Thanks to an earnings beat by Kohl’s Corp. (NYSE: KSS), we no longer have to be in a full-blown panic over the future of retail department stores. Macy’s Inc. (NYSE: M) disappointing earnings gave investors a real scare for a second, but not all is lost for the sector it seems. The big question now is whether Best Buy Co. Inc. (NYSE: BBY) will be another Kohl’s or another Macy’s.
Without a crystal ball nobody knows for sure, but here are the factors to weigh. First, competitors like Costco Wholesale Corp. (NASDAQ: COST) experienced a slowdown in consumer electronics in October. This could point to a magnified effect on Best Buy revenues come earnings next week. Weak September/October sales should not be surprising, given the concurrent stock market collapse at the time. Even Kohl’s reported weak September sales, though it still managed to beat estimates.
Revenues for Best Buy may miss for the same reason, but earnings could still beat because of efficient cost cutting, which has been working for the company for years. Despite revenues being down 12% since 2011, Best Buy has really tightened up operations since then, moving from a net loss of $1.2 billion to a net gain of the same. Much of that has to do with past store closings, but the economic adjustment has been an overall success. The retailer has beaten Wall Street estimates by an average of 11 cents every quarter for the past year, and that may happen again despite weaker than expected sales.
Weighing the probabilities of a decline in revenues versus an earnings beat due to lower expenses, what exactly will happen with Best Buy come next earnings is really a tossup. Combine that with the strong divergence between Macy’s and Kohl’s and the results are even more unpredictable.

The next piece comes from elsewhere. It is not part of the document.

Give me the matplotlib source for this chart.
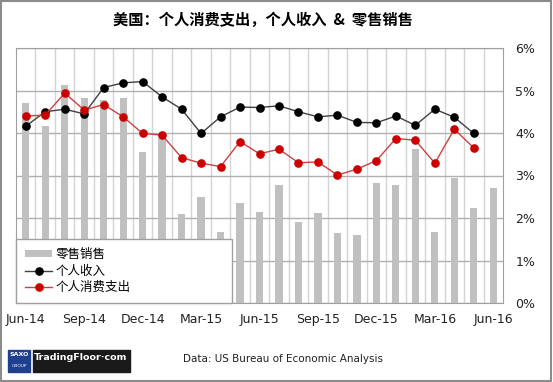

Nevertheless, one thing is a bit more assured. If Best Buy turns out a disappointment next week, sinking shares, it could prove to be quite a buying opportunity. Any Federal Reserve rate hike will be too little too late in slowing down retail spending, as the next FOMC meeting when a hike is most likely will be December 16, toward the tail end of the holiday shopping season. Given the robust jobs market of late and the continuously falling unemployment rate, consumers are likely to be more liberal with their spending than they were last year. This could translate into a good fourth quarter for Best Buy and other major retailers as well, translating to a higher share price come February.